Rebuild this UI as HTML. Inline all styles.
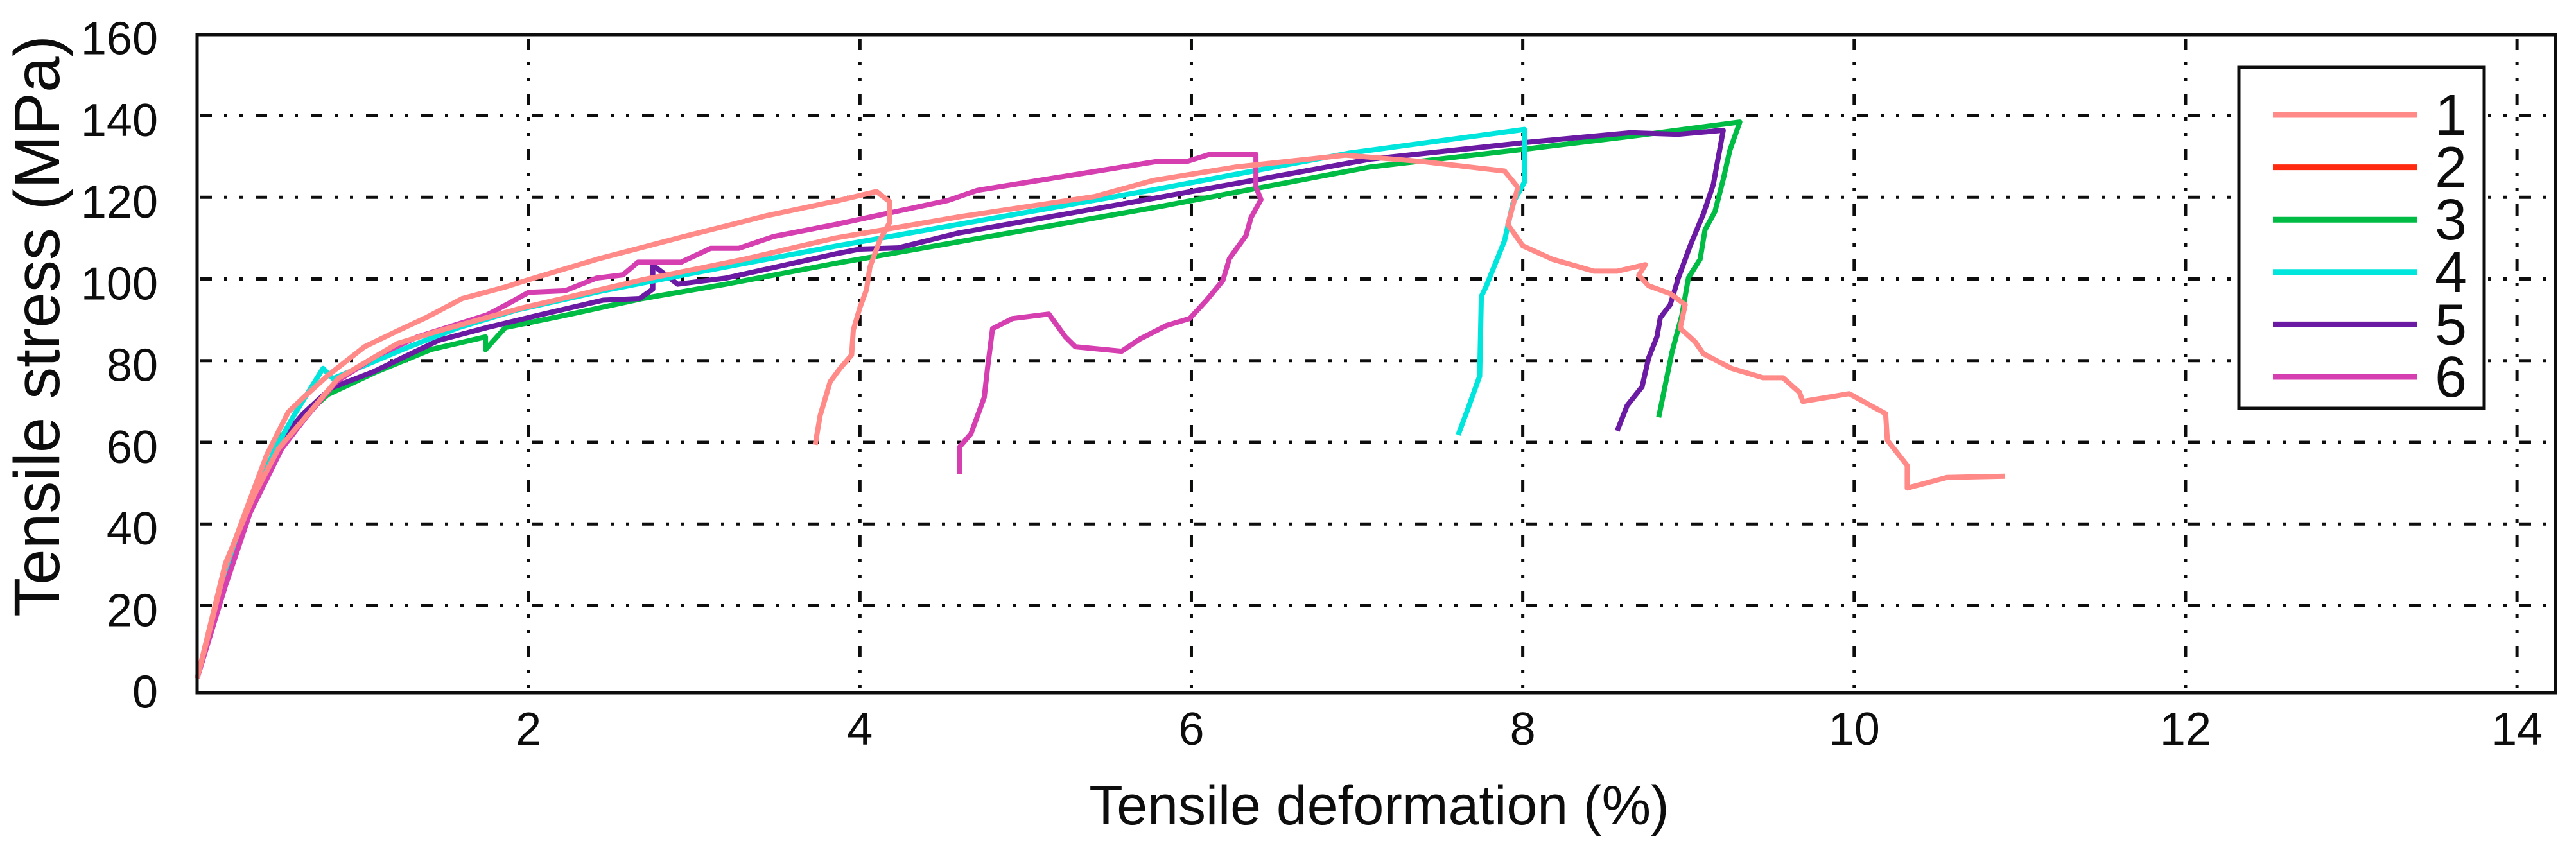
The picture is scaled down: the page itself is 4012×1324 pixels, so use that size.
<!DOCTYPE html>
<html><head><meta charset="utf-8"><style>
html,body{margin:0;padding:0;background:#fff;}
svg{display:block;font-family:"Liberation Sans",Arial,sans-serif;}
</style></head><body>
<svg id="chart" width="4012" height="1324" viewBox="0 0 4012 1324" xmlns="http://www.w3.org/2000/svg">
<rect width="4012" height="1324" fill="#fff"/>
<g id="grid"></g>
<g id="series"></g>
<rect x="307" y="54" width="3673" height="1025" fill="none" stroke="#0c0d0c" stroke-width="5"/>
<g id="ticks"></g>
<text x="2148" y="1284" font-size="86" text-anchor="middle" fill="#0c0d0c">Tensile deformation (%)</text>
<text transform="translate(92,508) rotate(-90)" font-size="100" text-anchor="middle" fill="#0c0d0c">Tensile stress (MPa)</text>
<g id="legend"></g>
</svg>
<script>
const xTicks = [2, 4, 6, 8, 10, 12, 14];
const yTicks = [0, 20, 40, 60, 80, 100, 120, 140, 160];
const seriesNames = ['1', '2', '3', '4', '5', '6'];
const seriesColors = ['#ff8a87', '#ff2a10', '#00bb44', '#00e5dc', '#6a1aa3', '#d63fb0'];
const s1aX = [0,0.07,0.17,0.29,0.42,0.55,0.64,0.79,1.01,1.21,1.38,1.6,1.85,2.0,2.42,2.94,3.44,3.85,4.1,4.18,4.18,4.12,4.06,4.04,4.0,3.96,3.95,3.88,3.82,3.76,3.73];
const s1aY = [2.2,13.1,29.5,42.8,56.9,67.4,70.9,76.4,83.4,87.3,90.5,95.2,97.9,99.8,104.9,110.4,115.5,119,121.4,118.9,113.9,109.5,102.9,97.4,93,87.5,81.4,78.1,74.8,66.6,59.4];
const s1bX = [0,0.17,0.34,0.49,0.64,0.85,1.21,1.46,1.95,2.69,3.31,3.85,4.6,5.42,5.77,6.27,6.93,7.4,7.89,7.97,7.91,8.0,8.18,8.43,8.57,8.74,8.7,8.76,8.89,8.98,8.95,9.04,9.09,9.26,9.45,9.57,9.67,9.69,9.97,10.19,10.2,10.32,10.32,10.56,10.91];
const s1bY = [2.2,30.3,46.7,58.4,65.5,75.6,84.2,87.3,92.8,99.8,104.9,110,115.2,120.2,124.1,127.4,130.3,128.7,126.4,122.4,113.3,108.1,104.8,101.9,101.9,103.5,100.9,98.3,96.4,93.7,87.9,84.6,81.7,78.1,75.8,75.8,72.2,70,71.9,67,60.5,54.3,48.8,51.4,51.7];
const s3X = [0,0.14,0.34,0.51,0.79,1.08,1.41,1.74,1.74,1.86,2.2,2.69,3.19,3.85,5.77,7.08,8.02,8.71,9.31,9.25,9.21,9.16,9.1,9.07,9.0,8.96,8.9,8.82];
const s3Y = [2.2,23.3,46.7,61.6,71.7,77.2,82.7,85.8,82.7,88.1,90.9,95.2,98.7,103.8,117.4,127.4,131.8,135.2,138.4,131.5,124.4,116.5,112,104.8,100.3,91.1,82,66.1];
const s4X = [0,0.17,0.34,0.47,0.59,0.76,0.82,1.01,1.28,1.58,1.93,2.45,2.94,3.85,5.77,6.95,8.01,8.01,7.94,7.89,7.78,7.75,7.74,7.67,7.61];
const s4Y = [2.2,27.2,45.2,58.4,67,78.1,75.6,78.8,83.4,88.1,92.4,97.1,101,108,121.8,130.8,136.6,123.7,118.5,109.4,98.3,95.7,76.2,68.3,61.8];
const s5X = [0,0.17,0.34,0.51,0.64,0.81,1.06,1.46,1.75,2.07,2.45,2.67,2.75,2.75,2.9,3.19,3.85,4.0,4.23,4.59,5.77,7.08,8.02,8.65,8.94,9.21,9.15,9.09,9.01,8.94,8.89,8.83,8.81,8.76,8.72,8.63,8.57];
const s5Y = [2.2,27.2,45.9,60.8,67,73.3,77.2,85,88.1,91.2,94.8,95.2,97.5,103.4,98.7,100.2,106.1,107.3,107.6,111.2,119.7,129.3,133.4,135.8,135.4,136.4,123.1,115.9,108.1,100.3,93.7,90.5,85.9,80.7,73.6,69,62.8];
const s6X = [0,0.17,0.32,0.51,0.66,0.84,1.08,1.33,1.75,1.88,2.0,2.22,2.41,2.57,2.66,2.92,3.1,3.27,3.48,3.85,4.53,4.71,5.8,5.97,6.11,6.39,6.39,6.42,6.36,6.33,6.23,6.19,6.09,5.99,5.85,5.69,5.58,5.3,5.24,5.14,4.92,4.8,4.77,4.75,4.67,4.6,4.6];
const s6Y = [2.2,24.8,42.8,58.4,66.3,74.8,81.1,85.8,91.2,94,96.7,97.1,100.2,101,104.1,104.1,107.5,107.5,110.4,113.3,119.2,121.7,128.8,128.7,130.5,130.5,122.5,119.4,115,110.6,105,99.6,94.7,90.3,88.6,85.3,82.3,83.4,85.8,91.4,90.3,87.8,78.1,71,62.1,58.8,52.2];

const NS = 'http://www.w3.org/2000/svg';
function sx(v){ return 307 + v * 258.08; }
function sy(v){ return 1070.7 - v * 6.3625; }
const grid = document.getElementById('grid');
const ticks = document.getElementById('ticks');
const dash = '18 19 5 19 5 20';
xTicks.forEach(t => {
  const l = document.createElementNS(NS, 'line');
  
  
  l.setAttribute('x1', sx(t)); l.setAttribute('x2', sx(t));
  l.setAttribute('y1', 60); l.setAttribute('y2', 1076);
  l.setAttribute('stroke', '#0c0d0c'); l.setAttribute('stroke-width', 5);
  l.setAttribute('stroke-dasharray', dash);
  grid.appendChild(l);
  const tx = document.createElementNS(NS, 'text');
  
  
  tx.setAttribute('x', sx(t)); tx.setAttribute('y', 1160);
  tx.setAttribute('font-size', 72); tx.setAttribute('text-anchor', 'middle'); tx.setAttribute('fill', '#0c0d0c');
  tx.textContent = t;
  ticks.appendChild(tx);
});
yTicks.forEach(t => {
  if (t > 0 && t < 160) {
    const l = document.createElementNS(NS, 'line');
    
    
    l.setAttribute('x1', 312); l.setAttribute('x2', 3976);
    l.setAttribute('y1', sy(t)); l.setAttribute('y2', sy(t));
    l.setAttribute('stroke', '#0c0d0c'); l.setAttribute('stroke-width', 5);
    l.setAttribute('stroke-dasharray', dash);
    grid.appendChild(l);
  }
  const tx = document.createElementNS(NS, 'text');
  
  
  tx.setAttribute('x', 246); tx.setAttribute('y', sy(t) + 32);
  tx.setAttribute('font-size', 72); tx.setAttribute('text-anchor', 'end'); tx.setAttribute('fill', '#0c0d0c');
  tx.textContent = t;
  ticks.appendChild(tx);
});
const seriesList = [
  {xs: s1aX, ys: s1aY, c: seriesColors[0], n: 'series-1-curve-a'},
  {xs: s1bX, ys: s1bY, c: seriesColors[0], n: 'series-1-curve-b'},
  {xs: s3X, ys: s3Y, c: seriesColors[2], n: 'series-3-curve'},
  {xs: s4X, ys: s4Y, c: seriesColors[3], n: 'series-4-curve'},
  {xs: s5X, ys: s5Y, c: seriesColors[4], n: 'series-5-curve'},
  {xs: s6X, ys: s6Y, c: seriesColors[5], n: 'series-6-curve'}
];
const order = [2, 4, 3, 5, 1, 0];
const sg = document.getElementById('series');
order.forEach(i => {
  const s = seriesList[i];
  const p = document.createElementNS(NS, 'polyline');
  
  
  p.setAttribute('points', s.xs.map((x, k) => sx(x).toFixed(1) + ',' + sy(s.ys[k]).toFixed(1)).join(' '));
  p.setAttribute('fill', 'none'); p.setAttribute('stroke', s.c);
  p.setAttribute('stroke-width', 8); p.setAttribute('stroke-linejoin', 'round');
  sg.appendChild(p);
});
const lg = document.getElementById('legend');
const box = document.createElementNS(NS, 'rect');


box.setAttribute('x', 3487); box.setAttribute('y', 105); box.setAttribute('width', 382); box.setAttribute('height', 531);
box.setAttribute('fill', '#fff'); box.setAttribute('stroke', '#0c0d0c'); box.setAttribute('stroke-width', 5);
lg.appendChild(box);
seriesNames.forEach((nm, i) => {
  const y = 179 + i * 81.6;
  const l = document.createElementNS(NS, 'line');
  
  
  l.setAttribute('x1', 3540); l.setAttribute('x2', 3764); l.setAttribute('y1', y); l.setAttribute('y2', y);
  l.setAttribute('stroke', seriesColors[i]); l.setAttribute('stroke-width', 9);
  lg.appendChild(l);
  const t = document.createElementNS(NS, 'text');
  
  
  t.setAttribute('x', 3792); t.setAttribute('y', y + 31);
  t.setAttribute('font-size', 90); t.setAttribute('fill', '#0c0d0c');
  t.textContent = nm;
  lg.appendChild(t);
});
</script>
</body></html>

What is expected: Search the data for the word "size" and copy each line where it appears.

Task result:
The picture is scaled down: the page itself is 4012×1324 pixels, so use that size.
<text x="2148" y="1284" font-size="86" text-anchor="middle" fill="#0c0d0c">Tensile deformation (%)</text>
<text transform="translate(92,508) rotate(-90)" font-size="100" text-anchor="middle" fill="#0c0d0c">Tensile stress (MPa)</text>
  tx.setAttribute('font-size', 72); tx.setAttribute('text-anchor', 'middle'); tx.setAttribute('fill', '#0c0d0c');
  tx.setAttribute('font-size', 72); tx.setAttribute('text-anchor', 'end'); tx.setAttribute('fill', '#0c0d0c');
  t.setAttribute('font-size', 90); t.setAttribute('fill', '#0c0d0c');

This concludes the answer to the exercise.